Atharva-Veda Samhita/Book VI/Hymn 102

From Wikisource
Jump to navigation Jump to search
1464466Atharva-Veda SamhitaBook VI, Hymn 102William Dwight Whitney

102. To win a woman.

[Jamadagni (abhisammanaskāmaḥ) .—āçvinam. ānuṣṭubham.]

Found also in Pāipp. xix. Used by Kāuç. (35. 21) in a rite concerning women, with vi. 8, 9, etc., for reducing to one's will. Verse 3 is also reckoned (19. 1, note) to the puṣṭika mantras.

Translated: Weber, Ind. Stud. 243; Grill, 54, 169; Griffith, i. 301; Bloomfield, 101, 512.


1. As this draft-horse (vāhá), O Açvins, comes together and moves together [with his mate], so unto me let thy mind come together and move together.

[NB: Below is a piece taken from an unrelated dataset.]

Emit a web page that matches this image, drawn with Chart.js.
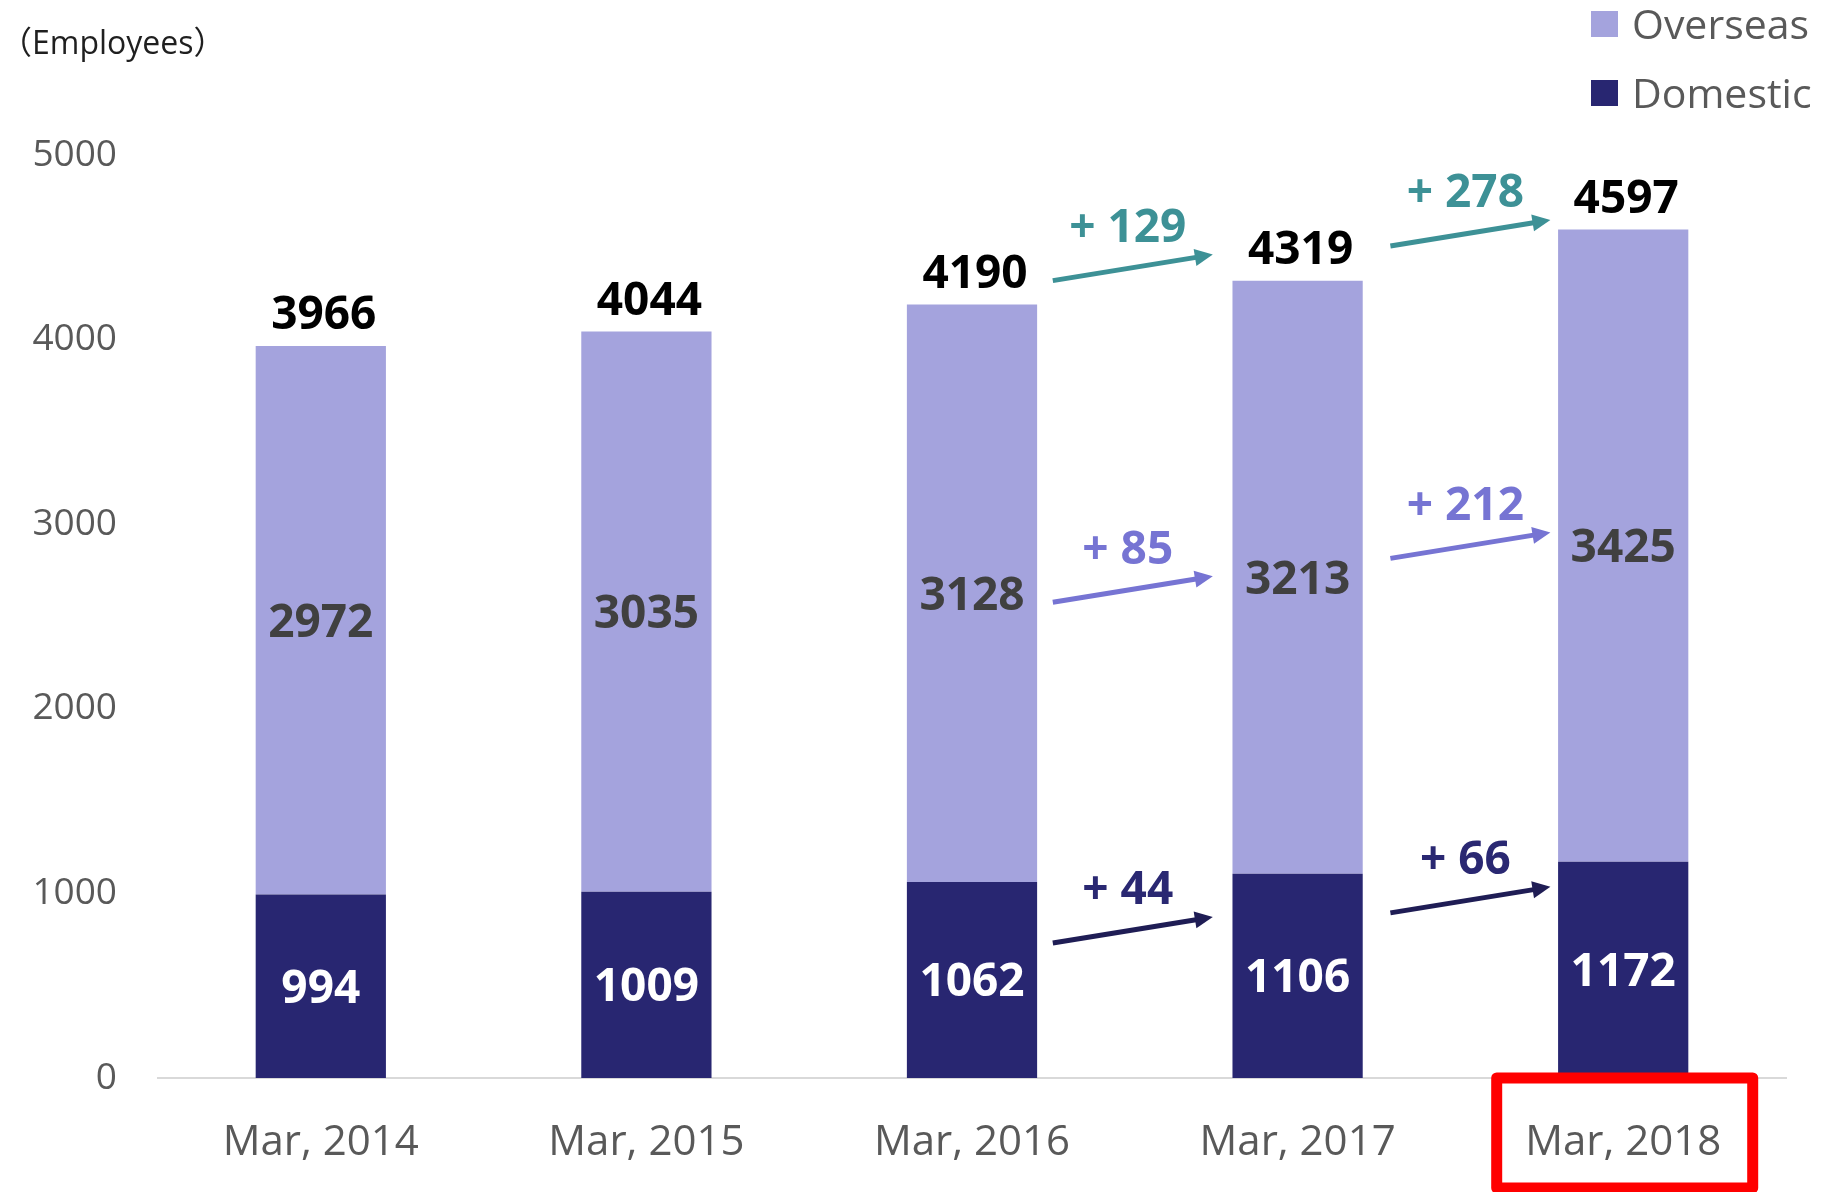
<!DOCTYPE html>
<html>
<head>
<meta charset="utf-8">
<title>Employees</title>
<script src="https://cdn.jsdelivr.net/npm/chart.js@4.4.0/dist/chart.umd.min.js"></script>
<style>
  html, body { margin: 0; padding: 0; background: #fff; }
</style>
</head>
<body>
<canvas id="employeeChart" width="1833" height="1192"></canvas>
<script>
// data
const categories = ['Mar, 2014', 'Mar, 2015', 'Mar, 2016', 'Mar, 2017', 'Mar, 2018'];
const domestic = [994, 1009, 1062, 1106, 1172];
const overseas = [2972, 3035, 3128, 3213, 3425];
const yTicks = [0, 1000, 2000, 3000, 4000, 5000];
const unitLabel = '（Employees）';
const highlightCategory = 'Mar, 2018';
const changeStart = 2; // change arrows drawn from Mar, 2016 on

const totals = domestic.map((d, i) => d + overseas[i]);

const FONT = "'Open Sans', 'Noto Sans CJK JP', sans-serif";
const Colors = {
  overseas: '#a4a3dd',
  domestic: '#282671',
  tick: '#595959',
  teal: '#3d9196',
  purple: '#7674d3',
  navyArrow: '#1f1d55',
  navyText: '#2a2872'
};

// text centred on the visual middle of the digits
function drawText(ctx, text, x, cy, size, color, weight) {
  ctx.save();
  ctx.font = `${weight || 'bold'} ${size}px ${FONT}`;
  ctx.fillStyle = color;
  ctx.textAlign = 'center';
  ctx.textBaseline = 'alphabetic';
  ctx.fillText(text, x, cy + size * 0.357);
  ctx.restore();
}

function drawArrow(ctx, x1, y1, x2, y2, color) {
  const ang = Math.atan2(y2 - y1, x2 - x1);
  const headLen = 18, headHalf = 8.5;
  const bx = x2 - headLen * Math.cos(ang), by = y2 - headLen * Math.sin(ang);
  ctx.save();
  ctx.strokeStyle = color;
  ctx.fillStyle = color;
  ctx.lineWidth = 5;
  ctx.beginPath();
  ctx.moveTo(x1, y1);
  ctx.lineTo(bx + Math.cos(ang), by + Math.sin(ang));
  ctx.stroke();
  ctx.beginPath();
  ctx.moveTo(x2, y2);
  ctx.lineTo(bx + headHalf * Math.sin(ang), by - headHalf * Math.cos(ang));
  ctx.lineTo(bx - headHalf * Math.sin(ang), by + headHalf * Math.cos(ang));
  ctx.closePath();
  ctx.fill();
  ctx.restore();
}

const valueLabels = {
  id: 'valueLabels',
  afterDatasetsDraw(chart) {
    const ctx = chart.ctx;
    const domMeta = chart.getDatasetMeta(0);
    const ovMeta = chart.getDatasetMeta(1);
    categories.forEach((c, i) => {
      const d = domMeta.data[i], o = ovMeta.data[i];
      drawText(ctx, String(domestic[i]), d.x, (d.y + d.base) / 2, 46, '#ffffff');
      drawText(ctx, String(overseas[i]), o.x, (o.y + o.base) / 2, 46, '#404040');
      drawText(ctx, String(totals[i]), o.x + 3, o.y - 33, 46, '#000000');
    });
  }
};

// arrows sit between two bars, at the mean height of the segment they compare
const changeArrows = {
  id: 'changeArrows',
  afterDatasetsDraw(chart) {
    const ctx = chart.ctx;
    const x = chart.scales.x, y = chart.scales.y;
    const groups = [
      { series: totals, level: i => y.getPixelForValue(totals[i]), shift: -25, drift: 3, line: Colors.teal, text: Colors.teal },
      { series: overseas, level: i => y.getPixelForValue(domestic[i] + overseas[i] / 2), shift: 4, drift: -20, line: Colors.purple, text: Colors.purple },
      { series: domestic, level: i => y.getPixelForValue(domestic[i] / 2), shift: -48, drift: -25, line: Colors.navyArrow, text: Colors.navyText }
    ];
    for (let i = changeStart; i < categories.length - 1; i++) {
      const step = i - changeStart;
      const midX = (x.getPixelForValue(i) + x.getPixelForValue(i + 1)) / 2 - 2 + 12 * step;
      groups.forEach(g => {
        const midY = (g.level(i) + g.level(i + 1)) / 2 + g.shift + g.drift * step;
        drawArrow(ctx, midX - 80, midY + 13, midX + 80, midY - 13, g.line);
        drawText(ctx, '+ ' + (g.series[i + 1] - g.series[i]), midX - 5, midY - 42, 46, g.text);
      });
    }
  }
};

const sideLegend = {
  id: 'sideLegend',
  afterDraw(chart) {
    const ctx = chart.ctx;
    const items = chart.data.datasets.slice().reverse();
    ctx.save();
    items.forEach((ds, k) => {
      const cy = 24 + k * 69;
      ctx.fillStyle = ds.backgroundColor;
      ctx.fillRect(chart.width - 242, cy - 13, 27, 26);
      ctx.font = `41px ${FONT}`;
      ctx.fillStyle = Colors.tick;
      ctx.textAlign = 'left';
      ctx.textBaseline = 'alphabetic';
      ctx.fillText(ds.label, chart.width - 201, cy + 41 * 0.357);
    });
    ctx.restore();
  }
};

const highlightBox = {
  id: 'highlightBox',
  afterDraw(chart) {
    const idx = categories.indexOf(highlightCategory);
    if (idx < 0) return;
    const ctx = chart.ctx;
    const cx = chart.scales.x.getPixelForValue(idx) + 1.5;
    const top = chart.chartArea.bottom;
    const bottom = chart.height - 4;
    ctx.save();
    ctx.strokeStyle = '#ff0000';
    ctx.lineWidth = 11;
    ctx.lineJoin = 'round';
    ctx.strokeRect(cx - 128, top, 256, bottom - top);
    ctx.restore();
  }
};

const ctx = document.getElementById('employeeChart').getContext('2d');
const employeeChart = new Chart(ctx, {
  type: 'bar',
  data: {
    labels: categories,
    datasets: [
      { label: 'Domestic', data: domestic, backgroundColor: Colors.domestic, borderWidth: 0 },
      { label: 'Overseas', data: overseas, backgroundColor: Colors.overseas, borderWidth: 0 }
    ]
  },
  options: {
    responsive: false,
    animation: false,
    devicePixelRatio: 1,
    categoryPercentage: 1,
    barPercentage: 0.4,
    layout: { padding: { left: 0, right: 47, top: 0, bottom: 0 } },
    plugins: {
      legend: { display: false },
      tooltip: { enabled: false },
      title: {
        display: true,
        text: unitLabel,
        align: 'start',
        color: '#1f1f1f',
        font: { family: FONT, size: 32, weight: 'normal', lineHeight: 1.2 },
        padding: { top: 26, bottom: 90.6 }
      }
    },
    scales: {
      x: {
        stacked: true,
        grid: { display: false, drawTicks: false },
        border: { display: true, color: '#d9d9d9', width: 2 },
        ticks: {
          color: Colors.tick,
          font: { family: FONT, size: 42, lineHeight: 1.2 },
          padding: 40,
          maxRotation: 0,
          autoSkip: false
        },
        afterFit(scale) { scale.height = 114; }
      },
      y: {
        stacked: true,
        min: 0,
        max: 5000,
        grid: { display: false, drawTicks: false },
        border: { display: false },
        ticks: {
          color: Colors.tick,
          font: { family: FONT, size: 37 },
          padding: 41,
          callback: v => String(v)
        },
        afterBuildTicks(scale) { scale.ticks = yTicks.map(v => ({ value: v })); },
        afterFit(scale) { scale.width = 158; }
      }
    }
  },
  plugins: [valueLabels, changeArrows, sideLegend, highlightBox]
});
</script>
</body>
</html>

The comm. paraphrases vāhas with suçikṣito ’çvaḥ, 'a well-trained horse,' but regards the driver (vāhaka) as the unexpressed object ⌊? or adjunct⌋ of the verbs—which is also possible.


2. I drag along (ā-khid) thy mind, as a king-horse a side-mare (?); like grass cut by a whirlwind, let thy mind twine itself to me.

Some of SPP's authorities give pṛṣṭhyā́m in b; but in general the mss. cannot be relied on to distinguish ṣṭy and ṣṭhy. The Pet. Lex. understands the word with ṭh, but the minor Pet. Lex. with , in the sense here given, which Grill (following Roth) accepts. ⌊Cf. W's note to xviii. 4. 10.⌋ The comm. explains the word as çan̄kubaddhām '[a mare] tied to a stake (to the pole of the chariot?)', rājāçva as açvaçreṣṭha, and ā khidāmi as madabhimukham utkhanāmy unmūlayāmy āvarjayāmi. The reading tṛ́ṇma in c, which our edition wrongly accepts, is that of only two of our mss. (Bp.Bp.2). ⌊Read therefore tṛ́ṇam.⌋ The comm. explains reṣman as reṣako vātyātmako vāyuḥ. Ppp. ends b with pṛṣṭyāmayaḥ.


3. Of ointment, of madúgha, of kúṣṭha, and of nard, by the hands of Bhaga, I bring up quick a means of subjection.

The construction of the genitives in the first half-verse is obscure. The comm. makes them depend on anurodhanam, and so also Grill. They are perhaps rather the means by which the anurodhana (= anulepana, comm.) or gaining to one's purposes of the desired person is to be brought about, and so are coördinate with Bhagasya, the latter's 'hands' taking the place of the 'means' or 'aid' which would have better suited them. Turás in c is possibly genitive, 'of quick' (or powerful) Bhaga (so the comm.: = tvaramāṇasya). Ppp. reads (as in other places) madhugasya in a; the comm. madhughasya. Ppp. has also ā for ud in d. Several of our mss. (P.M.I.O.T.) accent ánu ródh-, ⌊and so do six of⌋ SPP's authorities.

The tenth anuvāka, of 10 hymns and 30 verses, ends here; the quoted Anukr. says simply daçama.

Here ends also the fourteenth prapāṭhaka.